I have one simple wish......

they STOP using the words IF, Maybe, possibly, WE believe, we think etc, etc, etc.....

I will start considering what they have to say when they stop with I don't really know and say it will, with demonstrable proof.

When they stop using this fear mongering to demand more and more from us.

Before that it doesn't pay to fuck with mother nature! (so leave her well enough alone)

 
 
 
dave-2693993
Junior Quiet
2.1.1  dave-2693993  replied to  Nowhere Man @2.1    6 years ago
they STOP using the words IF, Maybe, possibly, WE believe, we think etc, etc, etc.....

Not possible.

 
 
 
Tacos!
Professor Guide
4  Tacos!    6 years ago
So what are the potential drawbacks?

Well, the smell of sulfur, for one thing. Yech!

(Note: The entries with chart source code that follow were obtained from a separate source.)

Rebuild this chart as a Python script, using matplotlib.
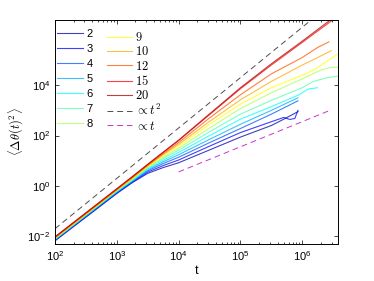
import numpy as np
import matplotlib
matplotlib.use('Agg')
import matplotlib.pyplot as plt
from matplotlib.ticker import LogLocator, NullFormatter

plt.rcParams['font.family'] = ['Liberation Sans', 'DejaVu Sans']
plt.rcParams['mathtext.fontset'] = 'cm'

# number of particles, one curve each
n_vals = [2, 3, 4, 5, 6, 7, 8, 9, 10, 12, 15, 20]

# log10 t / log10 <dtheta^2>
curve_logt = [
    [2.0, 3.0, 3.25, 3.5, 3.75, 4.0, 4.5, 5.0, 5.5, 5.7, 5.93],
    [2.0, 3.0, 3.25, 3.5, 3.75, 4.0, 4.5, 5.0, 5.5, 5.7, 5.8, 5.88, 5.93],
    [2.0, 3.0, 3.25, 3.5, 3.75, 4.0, 4.5, 5.0, 5.5, 5.93],
    [2.0, 3.0, 3.25, 3.5, 3.75, 4.0, 4.5, 5.0, 5.5, 5.93],
    [2.0, 3.0, 3.25, 3.5, 3.75, 4.0, 4.5, 5.0, 5.5, 5.93, 6.1, 6.25],
    [2.0, 3.0, 3.25, 3.5, 3.75, 4.0, 4.5, 5.0, 5.5, 6.0, 6.17, 6.4, 6.6],
    [2.0, 3.0, 3.25, 3.5, 3.75, 4.0, 4.5, 5.0, 5.5, 6.0, 6.3, 6.45, 6.6],
    [2.0, 3.0, 3.25, 3.5, 3.75, 4.0, 4.5, 5.0, 5.5, 6.0, 6.18, 6.4, 6.6],
    [2.0, 3.0, 3.25, 3.5, 3.75, 4.0, 4.5, 5.0, 5.5, 6.0, 6.25, 6.47],
    [2.0, 3.0, 3.25, 3.5, 3.75, 4.0, 4.5, 5.0, 5.5, 6.0, 6.25, 6.43],
    [2.0, 3.0, 3.25, 3.5, 3.75, 4.0, 4.5, 5.0, 5.5, 6.0, 6.47],
    [2.0, 3.0, 3.25, 3.5, 3.75, 4.0, 4.5, 5.0, 5.5, 6.0, 6.47],
]
curve_logy = [
    [-2.18, -0.30, 0.13, 0.50, 0.73, 0.92, 1.43, 1.94, 2.40, 2.65, 2.95],
    [-2.16, -0.28, 0.15, 0.55, 0.81, 1.03, 1.58, 2.12, 2.55, 2.72, 2.64, 2.68, 3.0],
    [-2.15, -0.26, 0.17, 0.60, 0.89, 1.14, 1.72, 2.28, 2.85, 3.38],
    [-2.13, -0.24, 0.19, 0.64, 0.96, 1.24, 1.85, 2.45, 3.00, 3.50],
    [-2.12, -0.22, 0.22, 0.68, 1.02, 1.33, 2.00, 2.65, 3.15, 3.60, 3.85, 3.90],
    [-2.10, -0.20, 0.25, 0.72, 1.09, 1.42, 2.15, 2.85, 3.40, 3.90, 4.14, 4.30, 4.37],
    [-2.09, -0.18, 0.27, 0.75, 1.14, 1.50, 2.30, 3.07, 3.70, 4.25, 4.60, 4.70, 4.72],
    [-2.08, -0.17, 0.29, 0.78, 1.19, 1.58, 2.45, 3.25, 3.90, 4.40, 4.60, 4.95, 5.28],
    [-2.07, -0.16, 0.31, 0.80, 1.24, 1.65, 2.56, 3.42, 4.15, 4.80, 5.10, 5.37],
    [-2.05, -0.14, 0.33, 0.82, 1.28, 1.72, 2.70, 3.62, 4.45, 5.10, 5.50, 5.72],
    [-2.03, -0.12, 0.36, 0.85, 1.33, 1.80, 2.83, 3.86, 4.80, 5.70, 6.55],
    [-2.02, -0.11, 0.37, 0.86, 1.34, 1.82, 2.86, 3.90, 4.85, 5.75, 6.62],
]

# guide lines (end points)
ref2_t = [1e2, 1.5e6]
ref2_y = [2e-2, 4.5e6]
ref1_t = [1e4, 2.8e6]
ref1_y = [3.6, 1.0e3]

# matlab jet(12)
jet12 = [(0, 0, 0.667), (0, 0, 1), (0, 0.333, 1), (0, 0.667, 1), (0, 1, 1),
         (0.333, 1, 0.667), (0.667, 1, 0.333), (1, 1, 0), (1, 0.667, 0),
         (1, 0.333, 0), (1, 0, 0), (0.667, 0, 0)]

fig = plt.figure(figsize=(3.74, 2.81), dpi=100)
ax = fig.add_axes([0.147, 0.132, 0.757, 0.797])

lines = []
for n, lt, ly, c in zip(n_vals, curve_logt, curve_logy, jet12):
    l, = ax.plot(10**np.array(lt), 10**np.array(ly), color=c, lw=0.8, alpha=0.75,
                 label=str(n))
    lines.append(l)

l2, = ax.plot(ref2_t, ref2_y, color='0.3', lw=0.7, dashes=(6, 4), label=r'$\propto t^2$')
l1, = ax.plot(ref1_t, ref1_y, color='m', lw=0.7, alpha=0.8, dashes=(6, 4), label=r'$\propto t$')

ax.set_xscale('log')
ax.set_yscale('log')
ax.set_xlim(1e2, 3.8e6)
ax.set_ylim(5e-3, 3.9e6)
ax.set_xticks([1e2, 1e3, 1e4, 1e5, 1e6])
ax.set_yticks([1e-2, 1e0, 1e2, 1e4])
ax.xaxis.set_minor_locator(LogLocator(base=10, subs=np.arange(2, 10), numticks=20))
ax.xaxis.set_minor_formatter(NullFormatter())
ax.yaxis.set_minor_locator(matplotlib.ticker.NullLocator())
ax.tick_params(which='both', direction='in', top=True, right=True, labelsize=8, width=0.5)
ax.tick_params(which='major', length=3)
ax.tick_params(which='minor', length=1.5)
for s in ax.spines.values():
    s.set_linewidth(0.7)

ax.set_xlabel('t', fontsize=9, labelpad=2)
ax.set_ylabel(r'$\langle\Delta\theta(t)^2\rangle$', fontsize=9, labelpad=1)

leg1 = ax.legend(handles=lines[:7], loc='upper left', bbox_to_anchor=(0.008, 0.958),
                 frameon=False, fontsize=8, handlelength=2.3, handletextpad=0.35,
                 labelspacing=0.45, borderpad=0, borderaxespad=0)
ax.add_artist(leg1)
ax.legend(handles=lines[7:] + [l2, l1], labels=[r'$%d$' % n for n in n_vals[7:]] +
          [r'$\propto t^2$', r'$\propto t$'], loc='upper left',
          bbox_to_anchor=(0.185, 0.95), frameon=False, fontsize=9, handlelength=2.0,
          handletextpad=0.25, labelspacing=0.1, borderpad=0, borderaxespad=0)

fig.savefig('out.png', dpi=100)
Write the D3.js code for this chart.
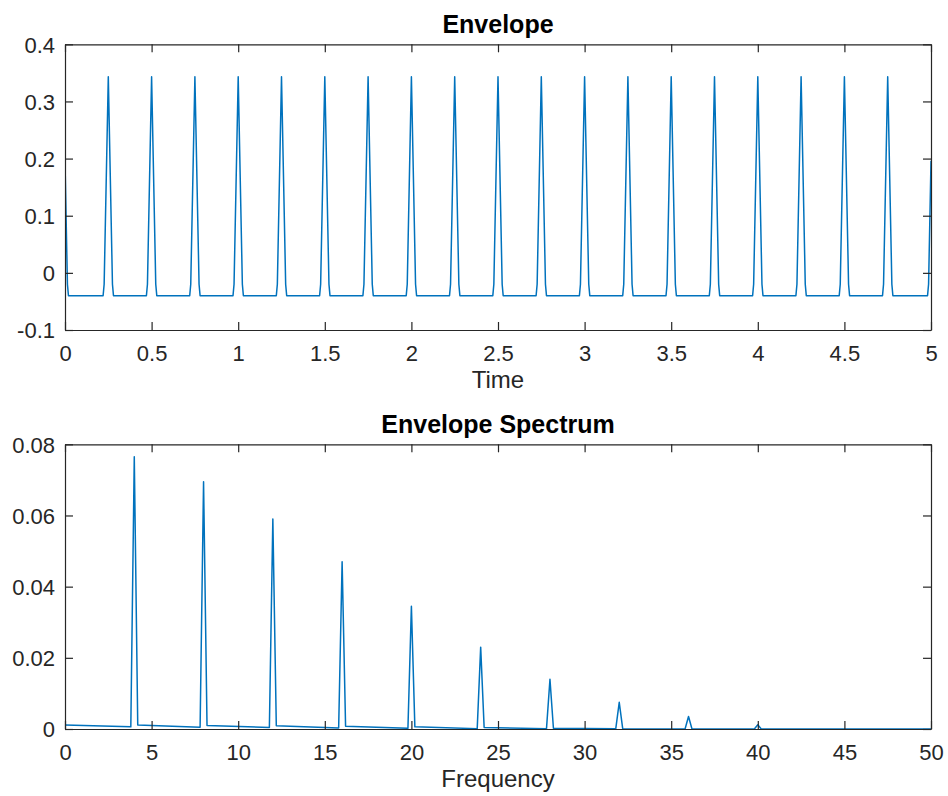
<!DOCTYPE html>
<html>
<head>
<meta charset="utf-8">
<script src="https://cdn.jsdelivr.net/npm/d3@7"></script>
<style>
  html, body { margin: 0; padding: 0; background: #ffffff; }
  svg { display: block; }
  text { font-family: "Liberation Sans", Arial, Helvetica, sans-serif; }
</style>
</head>
<body>
<svg id="chart" width="948" height="796"></svg>
<script>
// ---------------- DATA ----------------
// Top panel: Envelope (time in s, value)
const envTime = [
  0, 0.014, 0.02,
  0.22, 0.226, 0.25, 0.274, 0.28,
  0.47, 0.476, 0.5, 0.524, 0.53,
  0.72, 0.726, 0.75, 0.774, 0.78,
  0.97, 0.976, 1.0, 1.024, 1.03,
  1.22, 1.226, 1.25, 1.274, 1.28,
  1.47, 1.476, 1.5, 1.524, 1.53,
  1.72, 1.726, 1.75, 1.774, 1.78,
  1.97, 1.976, 2.0, 2.024, 2.03,
  2.22, 2.226, 2.25, 2.274, 2.28,
  2.47, 2.476, 2.5, 2.524, 2.53,
  2.72, 2.726, 2.75, 2.774, 2.78,
  2.97, 2.976, 3.0, 3.024, 3.03,
  3.22, 3.226, 3.25, 3.274, 3.28,
  3.47, 3.476, 3.5, 3.524, 3.53,
  3.72, 3.726, 3.75, 3.774, 3.78,
  3.97, 3.976, 4.0, 4.024, 4.03,
  4.22, 4.226, 4.25, 4.274, 4.28,
  4.47, 4.476, 4.5, 4.524, 4.53,
  4.72, 4.726, 4.75, 4.774, 4.78,
  4.98, 4.986, 5.0
];
const envValue = [
  0.196, -0.02, -0.04,
  -0.04, -0.02, 0.343, -0.02, -0.04,
  -0.04, -0.02, 0.343, -0.02, -0.04,
  -0.04, -0.02, 0.343, -0.02, -0.04,
  -0.04, -0.02, 0.343, -0.02, -0.04,
  -0.04, -0.02, 0.343, -0.02, -0.04,
  -0.04, -0.02, 0.343, -0.02, -0.04,
  -0.04, -0.02, 0.343, -0.02, -0.04,
  -0.04, -0.02, 0.343, -0.02, -0.04,
  -0.04, -0.02, 0.343, -0.02, -0.04,
  -0.04, -0.02, 0.343, -0.02, -0.04,
  -0.04, -0.02, 0.343, -0.02, -0.04,
  -0.04, -0.02, 0.343, -0.02, -0.04,
  -0.04, -0.02, 0.343, -0.02, -0.04,
  -0.04, -0.02, 0.343, -0.02, -0.04,
  -0.04, -0.02, 0.343, -0.02, -0.04,
  -0.04, -0.02, 0.343, -0.02, -0.04,
  -0.04, -0.02, 0.343, -0.02, -0.04,
  -0.04, -0.02, 0.343, -0.02, -0.04,
  -0.04, -0.02, 0.343, -0.02, -0.04,
  -0.04, -0.02, 0.196
];
const envXTicks = [0, 0.5, 1, 1.5, 2, 2.5, 3, 3.5, 4, 4.5, 5];
const envXTickLabels = ["0", "0.5", "1", "1.5", "2", "2.5", "3", "3.5", "4", "4.5", "5"];
const envYTicks = [-0.1, 0, 0.1, 0.2, 0.3, 0.4];
const envYTickLabels = ["-0.1", "0", "0.1", "0.2", "0.3", "0.4"];

// Bottom panel: Envelope Spectrum (frequency in Hz, magnitude)
const specFreq = [
  0, 3.8, 4.0, 4.2,
  7.8, 8.0, 8.2,
  11.8, 12.0, 12.2,
  15.8, 16.0, 16.2,
  19.8, 20.0, 20.2,
  23.8, 24.0, 24.2,
  27.8, 28.0, 28.2,
  31.8, 32.0, 32.2,
  35.8, 36.0, 36.2,
  39.8, 40.0, 40.2,
  50
];
const specValue = [
  0.0011, 0.0006, 0.0765, 0.0011,
  0.0005, 0.0695, 0.0010,
  0.0004, 0.0590, 0.0009,
  0.0003, 0.0470, 0.0008,
  0.0002, 0.0345, 0.0006,
  0.0001, 0.0230, 0.0004,
  0.0001, 0.0140, 0.0002,
  0.0001, 0.0075, 0.0001,
  0.0000, 0.0035, 0.0000,
  0.0000, 0.0012, 0.0000,
  0.0000
];
const specXTicks = [0, 5, 10, 15, 20, 25, 30, 35, 40, 45, 50];
const specXTickLabels = ["0", "5", "10", "15", "20", "25", "30", "35", "40", "45", "50"];
const specYTicks = [0, 0.02, 0.04, 0.06, 0.08];
const specYTickLabels = ["0", "0.02", "0.04", "0.06", "0.08"];

const panelTitles = ["Envelope", "Envelope Spectrum"];
const panelXLabels = ["Time", "Frequency"];

// ---------------- DRAWING ----------------
const svg = d3.select("#chart");
const axisColor = "#262626";
const lineColor = "#0072BD";
const tickLen = 8;

function drawPanel(cfg) {
  const { left, right, top, bottom, xDomain, yDomain, xs, ys, xTicks, xTickLabels, yTicks, yTickLabels, title, xLabel } = cfg;
  const x = d3.scaleLinear().domain(xDomain).range([left, right]);
  const y = d3.scaleLinear().domain(yDomain).range([bottom, top]);
  const g = svg.append("g");

  // clip
  const clipId = "clip" + Math.round(top);
  svg.append("clipPath").attr("id", clipId)
    .append("rect").attr("x", left).attr("y", top).attr("width", right - left).attr("height", bottom - top);

  const pts = xs.map((d, i) => [d, ys[i]]);
  g.append("path")
    .datum(pts)
    .attr("clip-path", `url(#${clipId})`)
    .attr("fill", "none")
    .attr("stroke", lineColor)
    .attr("stroke-width", 1.5)
    .attr("stroke-linejoin", "round")
    .attr("d", d3.line().x(d => x(d[0])).y(d => y(d[1])));

  // axes (box with inward ticks on all sides)
  const axBottom = d3.axisBottom(x).tickValues(xTicks).tickSizeInner(-tickLen).tickSizeOuter(0).tickFormat((d, i) => xTickLabels[i]).tickPadding(12);
  const axTop = d3.axisTop(x).tickValues(xTicks).tickSizeInner(-tickLen).tickSizeOuter(0).tickFormat("");
  const axLeft = d3.axisLeft(y).tickValues(yTicks).tickSizeInner(-tickLen).tickSizeOuter(0).tickFormat((d, i) => yTickLabels[i]).tickPadding(18);
  const axRight = d3.axisRight(y).tickValues(yTicks).tickSizeInner(-tickLen).tickSizeOuter(0).tickFormat("");

  function style(sel) {
    sel.select(".domain").attr("stroke", axisColor).attr("stroke-width", 1.2);
    sel.selectAll(".tick line").attr("stroke", axisColor).attr("stroke-width", 1.2);
    sel.selectAll(".tick text").attr("fill", axisColor)
      .style("font-size", "22px")
      .style("font-family", '"Liberation Sans", Arial, sans-serif');
  }
  const gb = g.append("g").attr("transform", `translate(0,${bottom})`).call(axBottom).call(style);
  gb.selectAll(".tick text").attr("dy", null).attr("y", 31).attr("dominant-baseline", "auto");
  g.append("g").attr("transform", `translate(0,${top})`).call(axTop).call(style);
  const gl = g.append("g").attr("transform", `translate(${left},0)`).call(axLeft).call(style);
  gl.selectAll(".tick text").attr("x", -10).attr("dy", "0.35em");
  g.append("g").attr("transform", `translate(${right},0)`).call(axRight).call(style);

  // title
  g.append("text")
    .attr("x", (left + right) / 2)
    .attr("y", top - 11.5)
    .attr("text-anchor", "middle")
    .attr("fill", "#000000")
    .style("font-size", "25px")
    .style("font-weight", "bold")
    .text(title);

  // x label
  g.append("text")
    .attr("x", (left + right) / 2)
    .attr("y", bottom + 58)
    .attr("text-anchor", "middle")
    .attr("fill", axisColor)
    .style("font-size", "24px")
    .text(xLabel);
}

drawPanel({
  left: 65, right: 931, top: 44.3, bottom: 330,
  xDomain: [0, 5], yDomain: [-0.1, 0.4],
  xs: envTime, ys: envValue,
  xTicks: envXTicks, xTickLabels: envXTickLabels,
  yTicks: envYTicks, yTickLabels: envYTickLabels,
  title: panelTitles[0], xLabel: panelXLabels[0]
});

drawPanel({
  left: 65, right: 931, top: 444.3, bottom: 729,
  xDomain: [0, 50], yDomain: [0, 0.08],
  xs: specFreq, ys: specValue,
  xTicks: specXTicks, xTickLabels: specXTickLabels,
  yTicks: specYTicks, yTickLabels: specYTickLabels,
  title: panelTitles[1], xLabel: panelXLabels[1]
});
</script>
</body>
</html>
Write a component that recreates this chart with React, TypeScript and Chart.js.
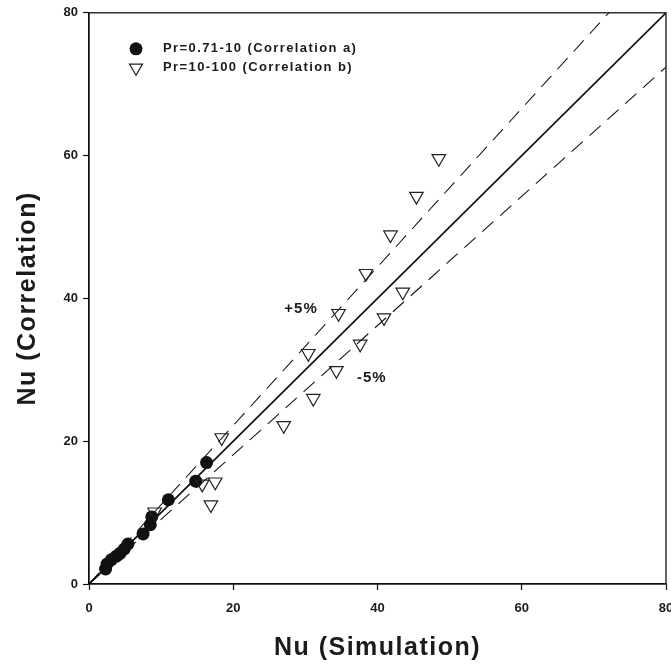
import React, { useEffect, useRef } from "react";
import { Chart, registerables } from "chart.js";

Chart.register(...registerables);

// Pr = 0.71-10 (Correlation a): [Nu simulation, Nu correlation]
const circleX = [2.3, 2.5, 3.1, 3.8, 4.3, 4.9, 5.4, 7.5, 8.5, 8.7, 11.0, 14.8, 16.3];
const circleY = [2.1, 2.8, 3.4, 3.9, 4.3, 4.9, 5.6, 7.0, 8.3, 9.4, 11.8, 14.4, 17.0];

// Pr = 10-100 (Correlation b)
const triX = [9.1, 15.7, 17.5, 16.9, 18.4, 27.0, 31.1, 34.3, 37.6, 30.4, 40.9, 34.6, 43.5, 38.4, 41.8, 45.4, 48.5];
const triY = [10.1, 14.0, 14.3, 11.1, 20.5, 22.2, 26.0, 29.9, 33.6, 32.3, 37.3, 37.9, 40.9, 43.5, 48.9, 54.3, 59.6];

const legendLabels = ["Pr=0.71-10 (Correlation a)", "Pr=10-100 (Correlation b)"];
const xTitle = "Nu (Simulation)";
const yTitle = "Nu (Correlation)";
const axisMin = 0;
const axisMax = 80;
const tickStep = 20;
const upperSlope = 1.11;
const lowerSlope = 0.905;
const bandLabels = ["+5%", "-5%"];
const bandLabelX = [29.4, 39.2];
const bandLabelY = [38.5, 28.9];

const FONT = "'Liberation Sans', Arial, Helvetica, sans-serif";
const INK = "#1b1b1b";

const pts = (xs: number[], ys: number[]) => xs.map((x, i) => ({ x, y: ys[i] }));

const decorPlugin = {
  id: "decor",
  afterDraw(chart: any) {
    const { ctx, chartArea: a, scales } = chart;
    const xs = scales.x;
    const ys = scales.y;
    ctx.save();
    // frame
    ctx.strokeStyle = "#111";
    ctx.lineWidth = 1.3;
    ctx.strokeRect(a.left, a.top, a.right - a.left, a.bottom - a.top);

    // band labels
    ctx.fillStyle = INK;
    ctx.font = `bold 15px ${FONT}`;
    ctx.textAlign = "center";
    ctx.textBaseline = "middle";
    (ctx as any).letterSpacing = "1px";
    bandLabels.forEach((t, i) => {
      ctx.fillText(t, xs.getPixelForValue(bandLabelX[i]), ys.getPixelForValue(bandLabelY[i]));
    });

    // legend
    const lx = a.left + 47;
    const ly1 = a.top + 36;
    const ly2 = a.top + 55;
    ctx.beginPath();
    ctx.arc(lx, ly1, 6.5, 0, Math.PI * 2);
    ctx.fillStyle = "#111";
    ctx.fill();
    const r = 7.5;
    ctx.beginPath();
    ctx.moveTo(lx, ly2 + r);
    ctx.lineTo(lx - r * 0.866, ly2 - r * 0.5);
    ctx.lineTo(lx + r * 0.866, ly2 - r * 0.5);
    ctx.closePath();
    ctx.strokeStyle = "#222";
    ctx.lineWidth = 1.2;
    ctx.stroke();
    ctx.fillStyle = INK;
    ctx.font = `bold 13px ${FONT}`;
    ctx.textAlign = "left";
    (ctx as any).letterSpacing = "1.4px";
    ctx.fillText(legendLabels[0], lx + 27, ly1);
    ctx.fillText(legendLabels[1], lx + 27, ly2);

    // axis titles
    ctx.font = `bold 25px ${FONT}`;
    (ctx as any).letterSpacing = "1.5px";
    ctx.textAlign = "center";
    ctx.fillText(xTitle, (a.left + a.right) / 2, 648);
    ctx.translate(28, (a.top + a.bottom) / 2);
    ctx.rotate(-Math.PI / 2);
    ctx.fillText(yTitle, 0, 0);
    ctx.restore();
  },
};

export default function App() {
  const ref = useRef<HTMLCanvasElement | null>(null);

  useEffect(() => {
    if (!ref.current) return;
    const line = (slope: number, dash: number[], w: number) => ({
      type: "line" as const,
      data: [
        { x: axisMin, y: axisMin * slope },
        { x: axisMax, y: axisMax * slope },
      ],
      borderColor: "#111",
      borderWidth: w,
      borderDash: dash,
      pointRadius: 0,
      fill: false,
    });
    const chart = new Chart(ref.current, {
      type: "scatter",
      data: {
        datasets: [
          {
            type: "scatter",
            label: legendLabels[1],
            data: pts(triX, triY),
            pointStyle: "triangle",
            rotation: 180,
            radius: 7.8,
            backgroundColor: "rgba(0,0,0,0)",
            borderColor: "#222",
            borderWidth: 1.2,
          } as any,
          {
            type: "scatter",
            label: legendLabels[0],
            data: pts(circleX, circleY),
            pointStyle: "circle",
            radius: 6.5,
            backgroundColor: "#111",
            borderColor: "#111",
            borderWidth: 0,
          } as any,
          line(1, [], 1.7),
          line(upperSlope, [15, 9], 1.1),
          line(lowerSlope, [15, 9], 1.1),
        ],
      },
      options: {
        responsive: false,
        animation: false,
        events: [],
        layout: { padding: { top: 8, right: 24, left: 0, bottom: 0 } },
        plugins: { legend: { display: false }, tooltip: { enabled: false } },
        scales: {
          x: {
            type: "linear",
            min: axisMin,
            max: axisMax,
            afterFit: (s: any) => {
              s.height = 81;
            },
            ticks: {
              stepSize: tickStep,
              padding: 11,
              color: INK,
              font: { family: FONT, size: 13, weight: "bold" },
            },
            grid: { drawOnChartArea: false, drawTicks: true, tickLength: 6, tickColor: "#111", tickWidth: 1.2 },
            border: { display: true, color: "#111", width: 1.3 },
          },
          y: {
            type: "linear",
            min: axisMin,
            max: axisMax,
            afterFit: (s: any) => {
              s.width = 89;
            },
            ticks: {
              stepSize: tickStep,
              padding: 5,
              color: INK,
              font: { family: FONT, size: 13, weight: "bold" },
            },
            grid: { drawOnChartArea: false, drawTicks: true, tickLength: 6, tickColor: "#111", tickWidth: 1.2 },
            border: { display: true, color: "#111", width: 1.3 },
          },
        },
      } as any,
      plugins: [decorPlugin],
    });
    return () => chart.destroy();
  }, []);

  return (
    <div style={{ position: "fixed", left: 0, top: 0, width: 671, height: 665, overflow: "hidden", background: "#fff" }}>
      <canvas ref={ref} width={690} height={665} style={{ display: "block" }} />
    </div>
  );
}
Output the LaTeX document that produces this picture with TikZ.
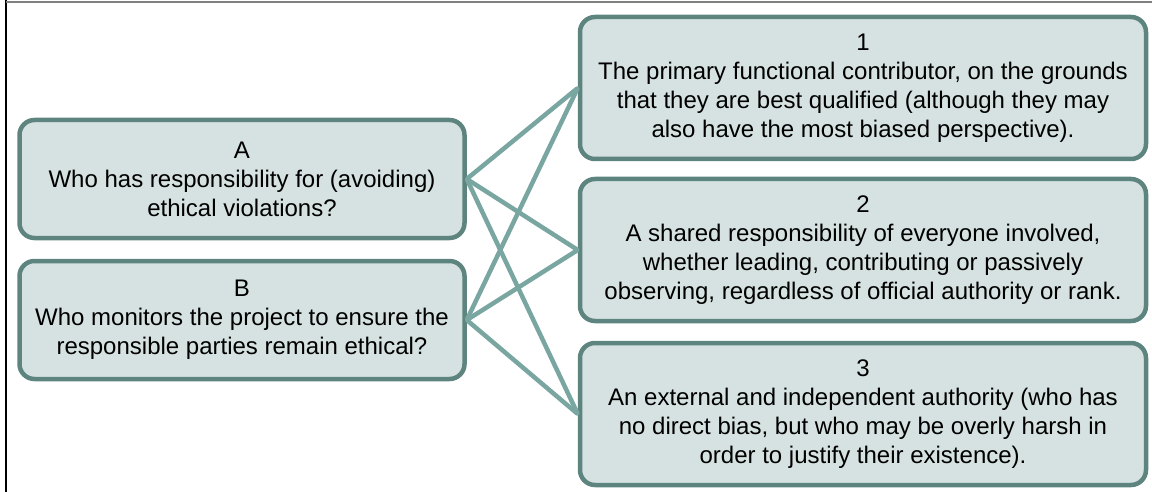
\documentclass[tikz,border=0pt]{standalone}
\usepackage{fontspec}
\setmainfont{Liberation Sans}
\usetikzlibrary{positioning}
\definecolor{boxedge}{HTML}{5E8480}
\definecolor{boxfill}{HTML}{D6E2E1}
\definecolor{linkcol}{HTML}{7AA6A1}
\tikzset{
  every picture/.style={line join=round, line cap=round},
  card/.style={draw=boxedge, fill=boxfill, line width=4.5pt, rounded corners=15pt,
    align=center, inner sep=0pt, font=\fontsize{24}{29}\selectfont},
  qcard/.style={card, minimum width=445pt, minimum height=118pt},
  acard/.style={card, minimum width=566pt, minimum height=142pt},
  link/.style={draw=linkcol, line width=4.5pt, shorten <=1pt, shorten >=1pt},
}
\begin{document}
\begin{tikzpicture}[x=1pt,y=-1pt]
\useasboundingbox (0,0) rectangle (1152,492);
% page frame, left and top only
\draw[black, line width=2.5pt, line cap=butt] (6,0) -- (6,492);
\draw[gray, line width=1.2pt, line cap=butt] (6,2) -- (1152,2);
% questions
\node[qcard] (qA) at (242,179) {A\\Who has responsibility for (avoiding)\\ethical violations?};
\node[qcard] (qB) at (242,320) {B\\Who monitors the project to ensure the\\responsible parties remain ethical?};
% answers
\node[acard] (ans1) at (863,88) {1\\The primary functional contributor, on the grounds\\that they are best qualified (although they may\\also have the most biased perspective).};
\node[acard] (ans2) at (863,250) {2\\A shared responsibility of everyone involved,\\whether leading, contributing or passively\\observing, regardless of official authority or rank.};
\node[acard] (ans3) at (863,414) {3\\An external and independent authority (who has\\no direct bias, but who may be overly harsh in\\order to justify their existence).};
% every question is linked to every answer
\foreach \q in {qA,qB}
  \foreach \a in {ans1,ans2,ans3}
    \draw[link] (\q.east) -- (\a.west);
\end{tikzpicture}
\end{document}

Then there's ash falling on my car. That's not ok.

Honestly, though, short of exploding a few actual volcanoes, I don't know how you'd amass a useful quantity of the desired gases. Even if you could generate it, bottle it, and stick it on airplanes, we'd probably burn so much fossil fuels in the effort that it would offset anything we would accomplish.

 
 
 
MrFrost
Professor Guide
4.1  MrFrost  replied to  Tacos! @4    6 years ago
Then there's ash falling on my car. That's not ok.

And if it ever does? Do NOT wipe it off with your hands... My dad did that with my moms new caddy after Mt. St. Helens erupted. Wrecked the new paint. Momma was NOT happy. 

 
 
 
MrFrost
Professor Guide
5  MrFrost    6 years ago

I thought I had a comment on this post already??? 

 
 
 
Tacos!
Professor Guide
5.1  Tacos!  replied to  MrFrost @5    6 years ago

Me too. I see it above now, but when I looked at this seed last night, it wasn't there. Now it's back. Are there two seeds on this topic?

 
 
 
dave-2693993
Junior Quiet
5.1.1  dave-2693993  replied to  Tacos! @5.1    6 years ago

Yep, there are 2 versions of this discussion floating in the etherware.

I duplicated my earlier post from further up into the other version of this discussion yesterday or maybe before. Sorry, lost  track of days.

But, I agree, there are a couple versions of this floating around here.